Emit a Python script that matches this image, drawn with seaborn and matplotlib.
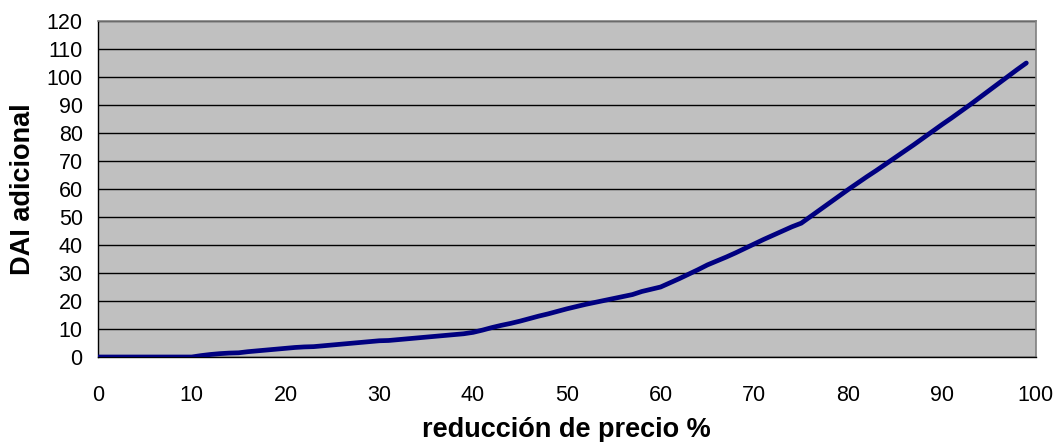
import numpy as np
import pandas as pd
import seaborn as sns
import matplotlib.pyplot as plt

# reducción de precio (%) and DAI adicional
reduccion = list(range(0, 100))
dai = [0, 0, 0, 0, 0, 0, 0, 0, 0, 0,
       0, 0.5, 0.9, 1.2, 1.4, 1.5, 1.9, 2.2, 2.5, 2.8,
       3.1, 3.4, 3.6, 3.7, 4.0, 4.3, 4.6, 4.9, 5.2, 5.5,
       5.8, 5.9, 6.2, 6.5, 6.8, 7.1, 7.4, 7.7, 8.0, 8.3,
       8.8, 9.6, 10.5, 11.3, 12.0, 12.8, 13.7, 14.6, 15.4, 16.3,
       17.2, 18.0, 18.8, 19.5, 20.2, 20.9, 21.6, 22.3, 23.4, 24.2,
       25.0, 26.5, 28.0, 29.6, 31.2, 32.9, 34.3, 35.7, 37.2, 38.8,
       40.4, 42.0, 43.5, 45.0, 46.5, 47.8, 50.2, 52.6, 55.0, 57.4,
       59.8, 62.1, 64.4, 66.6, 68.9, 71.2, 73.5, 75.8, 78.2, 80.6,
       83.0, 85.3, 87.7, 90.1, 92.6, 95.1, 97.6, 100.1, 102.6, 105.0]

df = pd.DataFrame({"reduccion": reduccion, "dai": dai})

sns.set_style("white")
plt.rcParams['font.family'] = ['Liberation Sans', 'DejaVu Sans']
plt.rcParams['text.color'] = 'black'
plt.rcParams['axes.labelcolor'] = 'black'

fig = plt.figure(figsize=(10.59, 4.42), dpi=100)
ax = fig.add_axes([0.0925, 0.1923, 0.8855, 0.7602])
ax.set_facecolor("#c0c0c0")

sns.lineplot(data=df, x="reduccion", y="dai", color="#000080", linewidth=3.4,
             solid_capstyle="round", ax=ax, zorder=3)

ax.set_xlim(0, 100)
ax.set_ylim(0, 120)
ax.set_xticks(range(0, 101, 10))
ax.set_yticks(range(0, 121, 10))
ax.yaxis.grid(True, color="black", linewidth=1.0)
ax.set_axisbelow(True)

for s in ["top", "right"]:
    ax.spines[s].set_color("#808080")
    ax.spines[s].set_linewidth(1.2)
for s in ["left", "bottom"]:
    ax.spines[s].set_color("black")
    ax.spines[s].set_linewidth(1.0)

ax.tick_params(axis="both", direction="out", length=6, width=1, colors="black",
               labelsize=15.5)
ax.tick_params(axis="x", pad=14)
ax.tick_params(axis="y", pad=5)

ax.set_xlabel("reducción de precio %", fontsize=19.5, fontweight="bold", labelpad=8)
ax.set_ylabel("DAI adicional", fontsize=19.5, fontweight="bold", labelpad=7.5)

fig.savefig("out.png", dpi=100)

#### EXERCISE REQUIREMENTS:
Reproduce each line word for word and drop the pictures.

#### COMPLETE OUTPUT:
Emit a Python script that matches this image, drawn with seaborn and matplotlib.
import numpy as np
import pandas as pd
import seaborn as sns
import matplotlib.pyplot as plt

# reducción de precio (%) and DAI adicional
reduccion = list(range(0, 100))
dai = [0, 0, 0, 0, 0, 0, 0, 0, 0, 0,
       0, 0.5, 0.9, 1.2, 1.4, 1.5, 1.9, 2.2, 2.5, 2.8,
       3.1, 3.4, 3.6, 3.7, 4.0, 4.3, 4.6, 4.9, 5.2, 5.5,
       5.8, 5.9, 6.2, 6.5, 6.8, 7.1, 7.4, 7.7, 8.0, 8.3,
       8.8, 9.6, 10.5, 11.3, 12.0, 12.8, 13.7, 14.6, 15.4, 16.3,
       17.2, 18.0, 18.8, 19.5, 20.2, 20.9, 21.6, 22.3, 23.4, 24.2,
       25.0, 26.5, 28.0, 29.6, 31.2, 32.9, 34.3, 35.7, 37.2, 38.8,
       40.4, 42.0, 43.5, 45.0, 46.5, 47.8, 50.2, 52.6, 55.0, 57.4,
       59.8, 62.1, 64.4, 66.6, 68.9, 71.2, 73.5, 75.8, 78.2, 80.6,
       83.0, 85.3, 87.7, 90.1, 92.6, 95.1, 97.6, 100.1, 102.6, 105.0]

df = pd.DataFrame({"reduccion": reduccion, "dai": dai})

sns.set_style("white")
plt.rcParams['font.family'] = ['Liberation Sans', 'DejaVu Sans']
plt.rcParams['text.color'] = 'black'
plt.rcParams['axes.labelcolor'] = 'black'

fig = plt.figure(figsize=(10.59, 4.42), dpi=100)
ax = fig.add_axes([0.0925, 0.1923, 0.8855, 0.7602])
ax.set_facecolor("#c0c0c0")

sns.lineplot(data=df, x="reduccion", y="dai", color="#000080", linewidth=3.4,
             solid_capstyle="round", ax=ax, zorder=3)

ax.set_xlim(0, 100)
ax.set_ylim(0, 120)
ax.set_xticks(range(0, 101, 10))
ax.set_yticks(range(0, 121, 10))
ax.yaxis.grid(True, color="black", linewidth=1.0)
ax.set_axisbelow(True)

for s in ["top", "right"]:
    ax.spines[s].set_color("#808080")
    ax.spines[s].set_linewidth(1.2)
for s in ["left", "bottom"]:
    ax.spines[s].set_color("black")
    ax.spines[s].set_linewidth(1.0)

ax.tick_params(axis="both", direction="out", length=6, width=1, colors="black",
               labelsize=15.5)
ax.tick_params(axis="x", pad=14)
ax.tick_params(axis="y", pad=5)

ax.set_xlabel("reducción de precio %", fontsize=19.5, fontweight="bold", labelpad=8)
ax.set_ylabel("DAI adicional", fontsize=19.5, fontweight="bold", labelpad=7.5)

fig.savefig("out.png", dpi=100)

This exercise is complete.